**Data entries**
%%
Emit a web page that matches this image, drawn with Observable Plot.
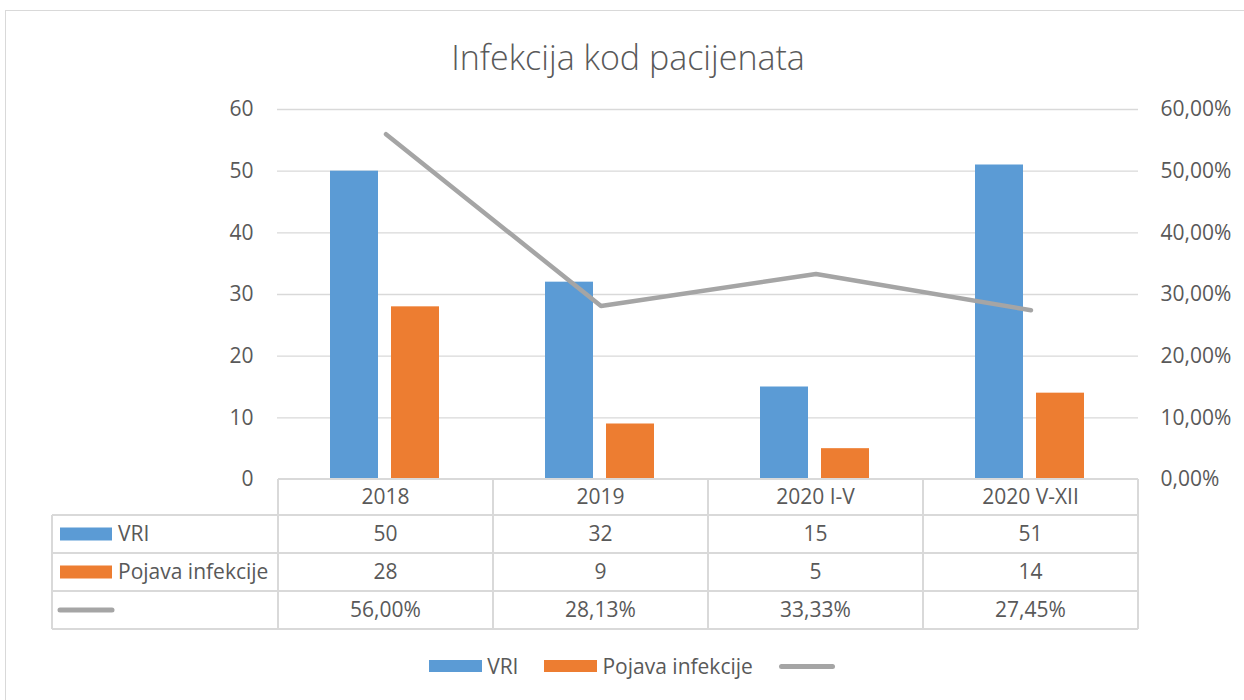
%%
%%
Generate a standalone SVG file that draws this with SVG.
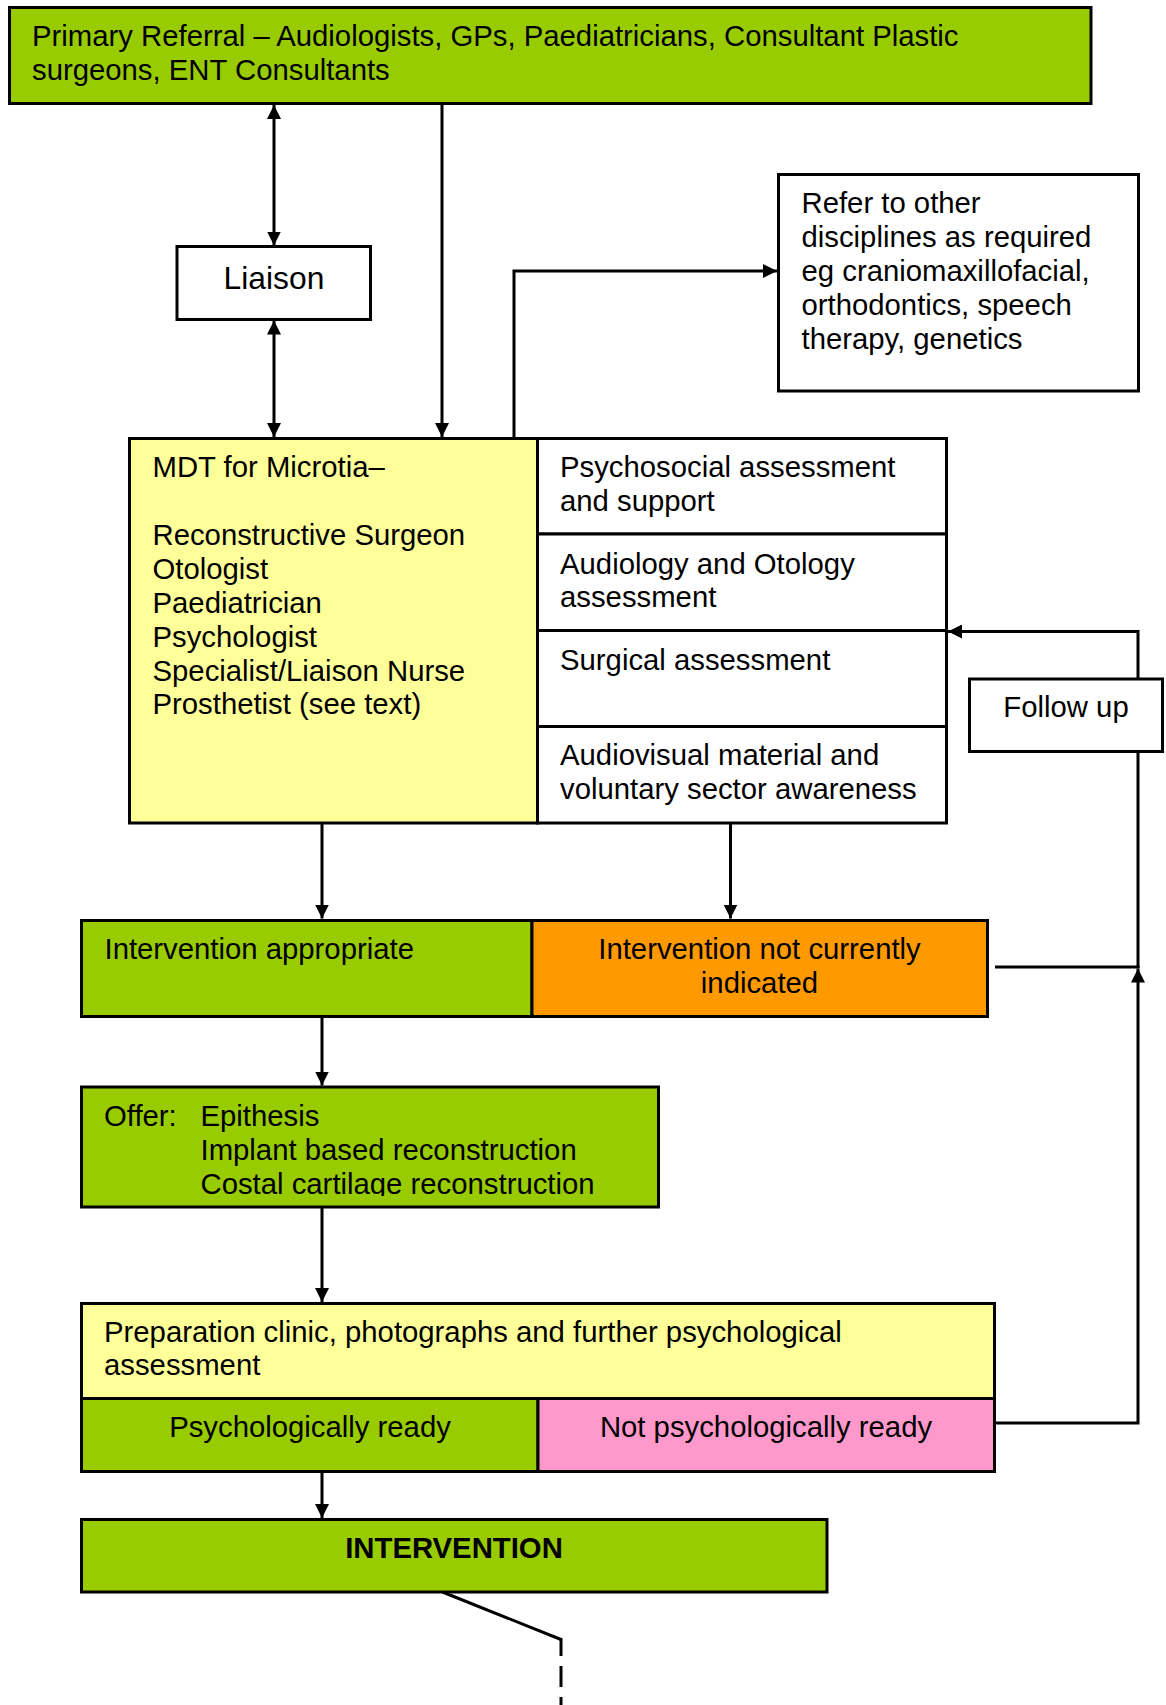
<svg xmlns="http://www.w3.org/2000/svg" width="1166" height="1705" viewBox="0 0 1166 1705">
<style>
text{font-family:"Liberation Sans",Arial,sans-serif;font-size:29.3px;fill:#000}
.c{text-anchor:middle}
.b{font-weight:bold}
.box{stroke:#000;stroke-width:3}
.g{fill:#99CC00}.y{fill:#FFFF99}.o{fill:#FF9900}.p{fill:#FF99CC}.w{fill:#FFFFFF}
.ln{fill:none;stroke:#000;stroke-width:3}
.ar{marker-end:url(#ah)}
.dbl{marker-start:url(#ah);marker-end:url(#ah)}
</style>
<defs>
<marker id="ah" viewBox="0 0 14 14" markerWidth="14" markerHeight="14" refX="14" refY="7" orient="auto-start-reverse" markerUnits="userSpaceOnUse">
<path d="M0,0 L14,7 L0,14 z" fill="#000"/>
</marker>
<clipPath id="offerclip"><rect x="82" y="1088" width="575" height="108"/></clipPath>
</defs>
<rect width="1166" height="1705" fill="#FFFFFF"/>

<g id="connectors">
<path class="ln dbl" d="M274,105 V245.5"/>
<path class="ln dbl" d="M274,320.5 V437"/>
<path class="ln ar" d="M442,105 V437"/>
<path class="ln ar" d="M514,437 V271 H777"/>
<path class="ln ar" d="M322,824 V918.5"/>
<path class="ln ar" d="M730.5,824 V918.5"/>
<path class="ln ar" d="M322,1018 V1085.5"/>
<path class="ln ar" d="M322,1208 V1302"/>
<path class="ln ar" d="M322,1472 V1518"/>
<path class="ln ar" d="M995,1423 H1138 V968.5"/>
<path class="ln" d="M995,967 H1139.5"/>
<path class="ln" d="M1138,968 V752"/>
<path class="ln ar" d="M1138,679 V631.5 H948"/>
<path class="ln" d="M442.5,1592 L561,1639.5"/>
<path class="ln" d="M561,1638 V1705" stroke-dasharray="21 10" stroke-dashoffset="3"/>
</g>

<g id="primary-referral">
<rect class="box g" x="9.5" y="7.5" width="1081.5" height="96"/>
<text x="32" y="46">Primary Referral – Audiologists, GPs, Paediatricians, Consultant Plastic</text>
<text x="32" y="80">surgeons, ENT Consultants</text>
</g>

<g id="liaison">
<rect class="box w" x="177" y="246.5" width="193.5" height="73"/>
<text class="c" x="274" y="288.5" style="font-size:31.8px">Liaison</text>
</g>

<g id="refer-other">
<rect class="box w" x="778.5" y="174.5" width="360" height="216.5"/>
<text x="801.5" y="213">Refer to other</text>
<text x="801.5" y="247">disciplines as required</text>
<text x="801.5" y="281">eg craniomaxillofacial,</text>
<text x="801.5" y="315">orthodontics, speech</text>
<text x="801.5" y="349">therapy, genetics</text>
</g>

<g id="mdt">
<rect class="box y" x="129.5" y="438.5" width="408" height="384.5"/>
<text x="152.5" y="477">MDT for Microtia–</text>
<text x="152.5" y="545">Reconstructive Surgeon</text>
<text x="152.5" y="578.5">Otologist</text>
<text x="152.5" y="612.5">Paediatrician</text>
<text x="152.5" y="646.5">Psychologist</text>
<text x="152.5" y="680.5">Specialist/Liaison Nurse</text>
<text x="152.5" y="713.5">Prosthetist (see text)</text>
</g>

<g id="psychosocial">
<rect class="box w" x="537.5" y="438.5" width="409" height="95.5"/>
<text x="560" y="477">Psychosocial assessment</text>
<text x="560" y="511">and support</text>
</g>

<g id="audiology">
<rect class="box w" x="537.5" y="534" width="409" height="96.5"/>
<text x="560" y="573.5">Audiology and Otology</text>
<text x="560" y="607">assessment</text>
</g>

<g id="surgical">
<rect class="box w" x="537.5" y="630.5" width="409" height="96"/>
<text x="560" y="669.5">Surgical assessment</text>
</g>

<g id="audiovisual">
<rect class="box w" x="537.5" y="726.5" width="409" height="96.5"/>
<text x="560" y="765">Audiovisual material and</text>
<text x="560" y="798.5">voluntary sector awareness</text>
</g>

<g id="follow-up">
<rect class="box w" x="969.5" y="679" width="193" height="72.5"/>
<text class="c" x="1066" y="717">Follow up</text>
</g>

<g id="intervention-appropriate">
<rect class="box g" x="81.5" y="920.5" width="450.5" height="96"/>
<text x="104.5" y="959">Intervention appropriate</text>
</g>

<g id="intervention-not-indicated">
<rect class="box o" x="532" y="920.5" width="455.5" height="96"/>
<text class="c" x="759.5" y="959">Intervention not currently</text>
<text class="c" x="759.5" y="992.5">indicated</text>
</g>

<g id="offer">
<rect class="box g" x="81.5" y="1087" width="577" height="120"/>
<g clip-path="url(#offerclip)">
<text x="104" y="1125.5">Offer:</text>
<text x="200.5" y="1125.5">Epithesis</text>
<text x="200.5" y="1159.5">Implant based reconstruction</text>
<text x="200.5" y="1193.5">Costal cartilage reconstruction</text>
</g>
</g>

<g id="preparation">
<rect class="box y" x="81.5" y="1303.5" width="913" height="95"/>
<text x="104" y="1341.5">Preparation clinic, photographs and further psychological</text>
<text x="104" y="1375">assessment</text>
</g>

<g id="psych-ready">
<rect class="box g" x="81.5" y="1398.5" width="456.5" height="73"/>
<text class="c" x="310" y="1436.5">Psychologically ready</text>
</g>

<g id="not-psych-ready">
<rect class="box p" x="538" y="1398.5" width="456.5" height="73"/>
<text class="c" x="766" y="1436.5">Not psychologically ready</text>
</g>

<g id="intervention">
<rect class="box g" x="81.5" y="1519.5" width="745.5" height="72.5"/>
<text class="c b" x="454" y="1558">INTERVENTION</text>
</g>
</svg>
%%
**Set task**
Copy out every line of the data that includes the word "this".

**Full answer**
Emit a web page that matches this image, drawn with Observable Plot.
Generate a standalone SVG file that draws this with SVG.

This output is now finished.